* **Problem**: Copy all lines below exactly as written. Leave pictures out.

#### Supplied data ####

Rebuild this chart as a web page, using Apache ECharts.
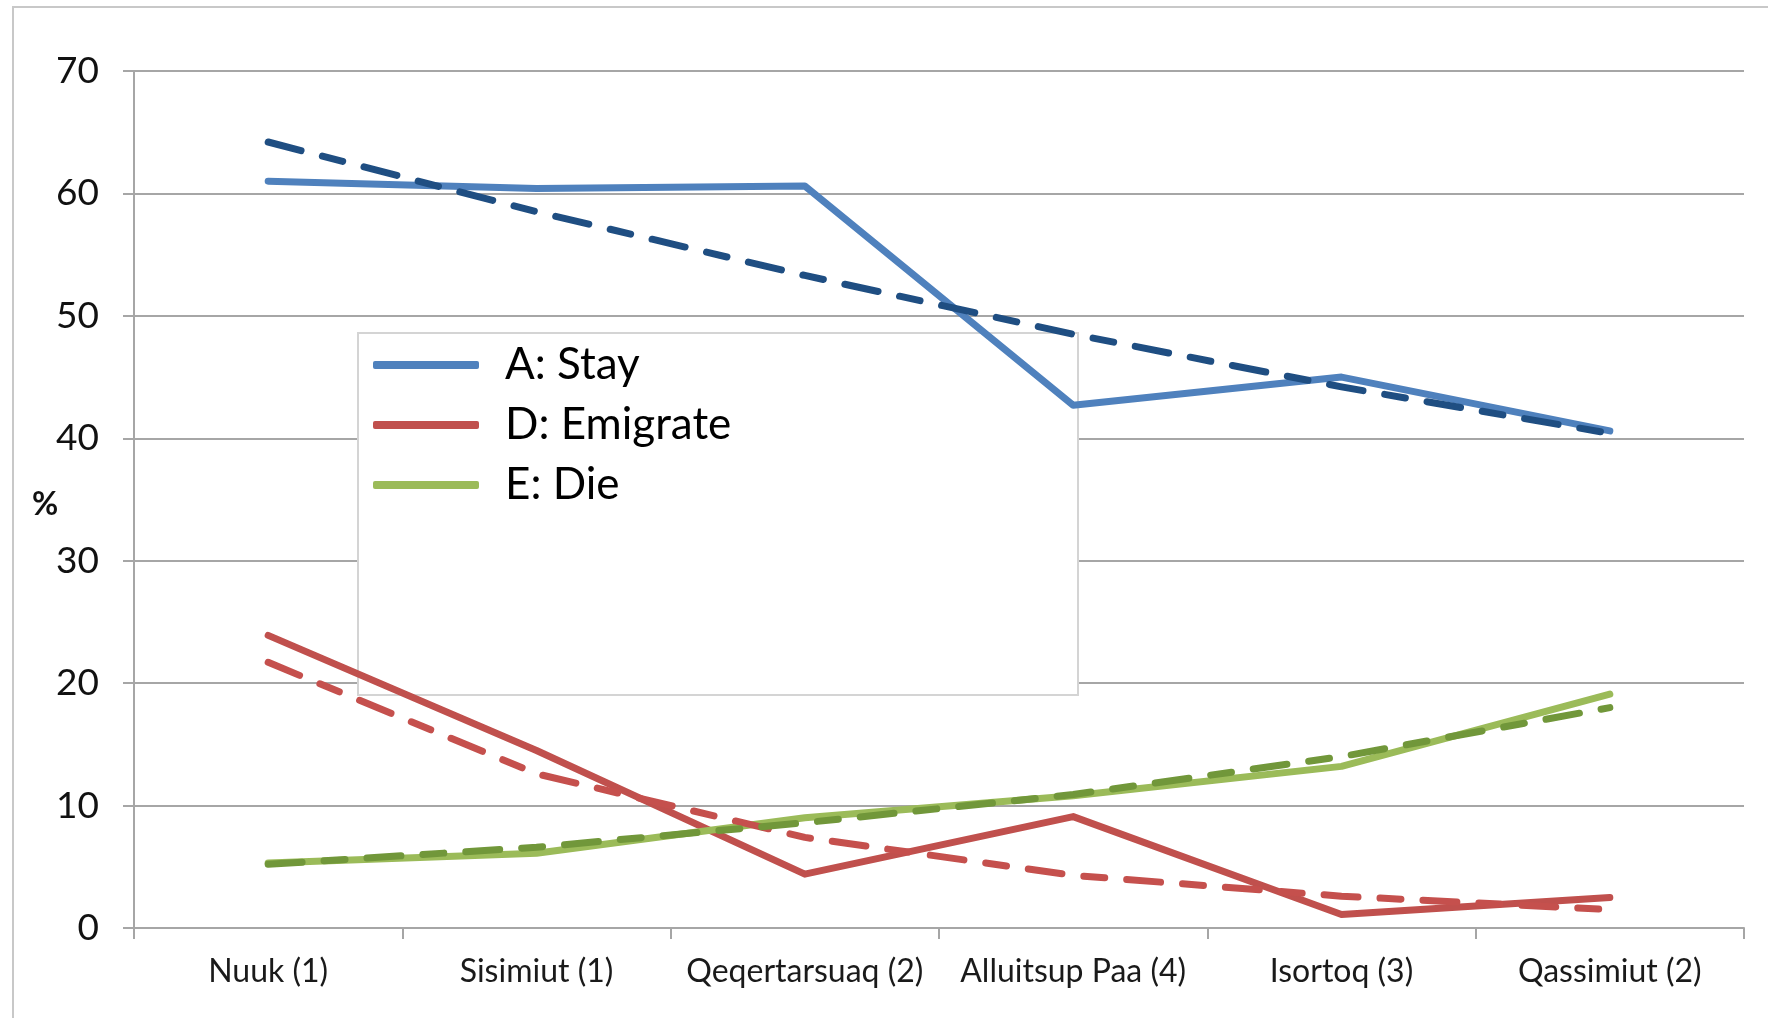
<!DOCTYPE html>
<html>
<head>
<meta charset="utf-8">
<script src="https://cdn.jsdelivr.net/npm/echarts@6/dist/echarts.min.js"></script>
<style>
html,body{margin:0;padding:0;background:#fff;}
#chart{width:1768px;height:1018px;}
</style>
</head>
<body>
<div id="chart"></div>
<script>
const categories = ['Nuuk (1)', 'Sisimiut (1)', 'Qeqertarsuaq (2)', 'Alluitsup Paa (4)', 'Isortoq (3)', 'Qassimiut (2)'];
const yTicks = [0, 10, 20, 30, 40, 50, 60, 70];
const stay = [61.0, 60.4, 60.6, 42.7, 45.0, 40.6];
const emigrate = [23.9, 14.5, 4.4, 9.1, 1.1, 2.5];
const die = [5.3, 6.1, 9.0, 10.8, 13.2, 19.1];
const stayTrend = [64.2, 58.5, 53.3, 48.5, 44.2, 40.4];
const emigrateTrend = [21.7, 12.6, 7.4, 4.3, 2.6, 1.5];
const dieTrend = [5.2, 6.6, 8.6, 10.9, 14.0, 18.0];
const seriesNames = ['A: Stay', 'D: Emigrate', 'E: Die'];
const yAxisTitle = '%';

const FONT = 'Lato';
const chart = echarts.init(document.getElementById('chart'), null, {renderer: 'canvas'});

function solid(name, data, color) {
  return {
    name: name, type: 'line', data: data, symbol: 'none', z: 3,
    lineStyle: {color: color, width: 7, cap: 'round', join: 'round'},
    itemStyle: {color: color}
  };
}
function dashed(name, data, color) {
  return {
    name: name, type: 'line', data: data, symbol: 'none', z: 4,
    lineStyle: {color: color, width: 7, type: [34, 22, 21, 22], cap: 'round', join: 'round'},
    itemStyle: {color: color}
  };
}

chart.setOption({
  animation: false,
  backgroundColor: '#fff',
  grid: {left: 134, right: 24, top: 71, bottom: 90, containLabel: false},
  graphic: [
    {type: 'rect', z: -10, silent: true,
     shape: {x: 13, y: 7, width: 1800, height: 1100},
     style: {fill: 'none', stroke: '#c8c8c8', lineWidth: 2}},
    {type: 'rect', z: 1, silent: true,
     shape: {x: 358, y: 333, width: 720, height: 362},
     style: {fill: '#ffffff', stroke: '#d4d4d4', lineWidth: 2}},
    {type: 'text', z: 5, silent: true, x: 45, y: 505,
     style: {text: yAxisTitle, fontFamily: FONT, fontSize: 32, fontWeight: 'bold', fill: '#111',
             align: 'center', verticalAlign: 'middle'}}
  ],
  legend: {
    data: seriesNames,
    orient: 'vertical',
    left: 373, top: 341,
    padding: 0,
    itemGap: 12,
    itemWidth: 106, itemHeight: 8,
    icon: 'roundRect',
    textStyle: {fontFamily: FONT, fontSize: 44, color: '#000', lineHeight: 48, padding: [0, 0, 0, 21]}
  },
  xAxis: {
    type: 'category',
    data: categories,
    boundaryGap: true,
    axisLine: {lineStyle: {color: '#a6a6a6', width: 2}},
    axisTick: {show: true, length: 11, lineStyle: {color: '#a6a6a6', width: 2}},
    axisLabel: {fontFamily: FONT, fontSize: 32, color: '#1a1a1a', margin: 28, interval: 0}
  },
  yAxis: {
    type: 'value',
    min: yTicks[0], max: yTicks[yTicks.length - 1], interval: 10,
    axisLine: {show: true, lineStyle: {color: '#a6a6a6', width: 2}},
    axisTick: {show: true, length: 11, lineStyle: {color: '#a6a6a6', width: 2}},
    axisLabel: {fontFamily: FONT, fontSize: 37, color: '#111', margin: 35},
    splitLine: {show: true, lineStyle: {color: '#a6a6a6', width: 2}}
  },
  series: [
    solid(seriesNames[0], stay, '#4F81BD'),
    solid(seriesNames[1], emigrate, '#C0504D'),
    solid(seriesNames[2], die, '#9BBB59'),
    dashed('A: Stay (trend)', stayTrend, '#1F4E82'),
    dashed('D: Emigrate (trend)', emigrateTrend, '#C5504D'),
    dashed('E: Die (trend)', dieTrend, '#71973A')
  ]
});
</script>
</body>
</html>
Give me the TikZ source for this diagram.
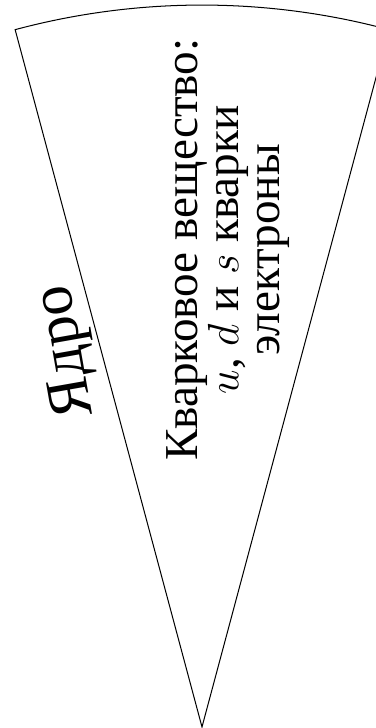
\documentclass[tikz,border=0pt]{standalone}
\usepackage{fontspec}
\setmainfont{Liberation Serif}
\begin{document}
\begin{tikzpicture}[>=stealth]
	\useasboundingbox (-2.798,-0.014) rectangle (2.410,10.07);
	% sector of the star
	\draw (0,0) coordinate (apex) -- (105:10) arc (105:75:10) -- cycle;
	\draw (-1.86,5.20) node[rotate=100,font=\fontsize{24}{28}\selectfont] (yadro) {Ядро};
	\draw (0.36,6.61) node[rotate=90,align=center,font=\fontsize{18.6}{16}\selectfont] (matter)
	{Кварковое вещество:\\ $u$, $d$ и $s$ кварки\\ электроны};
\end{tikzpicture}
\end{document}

####

* **Reply**:
Rebuild this chart as a web page, using Apache ECharts.
<!DOCTYPE html>
<html>
<head>
<meta charset="utf-8">
<script src="https://cdn.jsdelivr.net/npm/echarts@6/dist/echarts.min.js"></script>
<style>
html,body{margin:0;padding:0;background:#fff;}
#chart{width:1768px;height:1018px;}
</style>
</head>
<body>
<div id="chart"></div>
<script>
const categories = ['Nuuk (1)', 'Sisimiut (1)', 'Qeqertarsuaq (2)', 'Alluitsup Paa (4)', 'Isortoq (3)', 'Qassimiut (2)'];
const yTicks = [0, 10, 20, 30, 40, 50, 60, 70];
const stay = [61.0, 60.4, 60.6, 42.7, 45.0, 40.6];
const emigrate = [23.9, 14.5, 4.4, 9.1, 1.1, 2.5];
const die = [5.3, 6.1, 9.0, 10.8, 13.2, 19.1];
const stayTrend = [64.2, 58.5, 53.3, 48.5, 44.2, 40.4];
const emigrateTrend = [21.7, 12.6, 7.4, 4.3, 2.6, 1.5];
const dieTrend = [5.2, 6.6, 8.6, 10.9, 14.0, 18.0];
const seriesNames = ['A: Stay', 'D: Emigrate', 'E: Die'];
const yAxisTitle = '%';

const FONT = 'Lato';
const chart = echarts.init(document.getElementById('chart'), null, {renderer: 'canvas'});

function solid(name, data, color) {
  return {
    name: name, type: 'line', data: data, symbol: 'none', z: 3,
    lineStyle: {color: color, width: 7, cap: 'round', join: 'round'},
    itemStyle: {color: color}
  };
}
function dashed(name, data, color) {
  return {
    name: name, type: 'line', data: data, symbol: 'none', z: 4,
    lineStyle: {color: color, width: 7, type: [34, 22, 21, 22], cap: 'round', join: 'round'},
    itemStyle: {color: color}
  };
}

chart.setOption({
  animation: false,
  backgroundColor: '#fff',
  grid: {left: 134, right: 24, top: 71, bottom: 90, containLabel: false},
  graphic: [
    {type: 'rect', z: -10, silent: true,
     shape: {x: 13, y: 7, width: 1800, height: 1100},
     style: {fill: 'none', stroke: '#c8c8c8', lineWidth: 2}},
    {type: 'rect', z: 1, silent: true,
     shape: {x: 358, y: 333, width: 720, height: 362},
     style: {fill: '#ffffff', stroke: '#d4d4d4', lineWidth: 2}},
    {type: 'text', z: 5, silent: true, x: 45, y: 505,
     style: {text: yAxisTitle, fontFamily: FONT, fontSize: 32, fontWeight: 'bold', fill: '#111',
             align: 'center', verticalAlign: 'middle'}}
  ],
  legend: {
    data: seriesNames,
    orient: 'vertical',
    left: 373, top: 341,
    padding: 0,
    itemGap: 12,
    itemWidth: 106, itemHeight: 8,
    icon: 'roundRect',
    textStyle: {fontFamily: FONT, fontSize: 44, color: '#000', lineHeight: 48, padding: [0, 0, 0, 21]}
  },
  xAxis: {
    type: 'category',
    data: categories,
    boundaryGap: true,
    axisLine: {lineStyle: {color: '#a6a6a6', width: 2}},
    axisTick: {show: true, length: 11, lineStyle: {color: '#a6a6a6', width: 2}},
    axisLabel: {fontFamily: FONT, fontSize: 32, color: '#1a1a1a', margin: 28, interval: 0}
  },
  yAxis: {
    type: 'value',
    min: yTicks[0], max: yTicks[yTicks.length - 1], interval: 10,
    axisLine: {show: true, lineStyle: {color: '#a6a6a6', width: 2}},
    axisTick: {show: true, length: 11, lineStyle: {color: '#a6a6a6', width: 2}},
    axisLabel: {fontFamily: FONT, fontSize: 37, color: '#111', margin: 35},
    splitLine: {show: true, lineStyle: {color: '#a6a6a6', width: 2}}
  },
  series: [
    solid(seriesNames[0], stay, '#4F81BD'),
    solid(seriesNames[1], emigrate, '#C0504D'),
    solid(seriesNames[2], die, '#9BBB59'),
    dashed('A: Stay (trend)', stayTrend, '#1F4E82'),
    dashed('D: Emigrate (trend)', emigrateTrend, '#C5504D'),
    dashed('E: Die (trend)', dieTrend, '#71973A')
  ]
});
</script>
</body>
</html>
Give me the TikZ source for this diagram.
\documentclass[tikz,border=0pt]{standalone}
\usepackage{fontspec}
\setmainfont{Liberation Serif}
\begin{document}
\begin{tikzpicture}[>=stealth]
	\useasboundingbox (-2.798,-0.014) rectangle (2.410,10.07);
	% sector of the star
	\draw (0,0) coordinate (apex) -- (105:10) arc (105:75:10) -- cycle;
	\draw (-1.86,5.20) node[rotate=100,font=\fontsize{24}{28}\selectfont] (yadro) {Ядро};
	\draw (0.36,6.61) node[rotate=90,align=center,font=\fontsize{18.6}{16}\selectfont] (matter)
	{Кварковое вещество:\\ $u$, $d$ и $s$ кварки\\ электроны};
\end{tikzpicture}
\end{document}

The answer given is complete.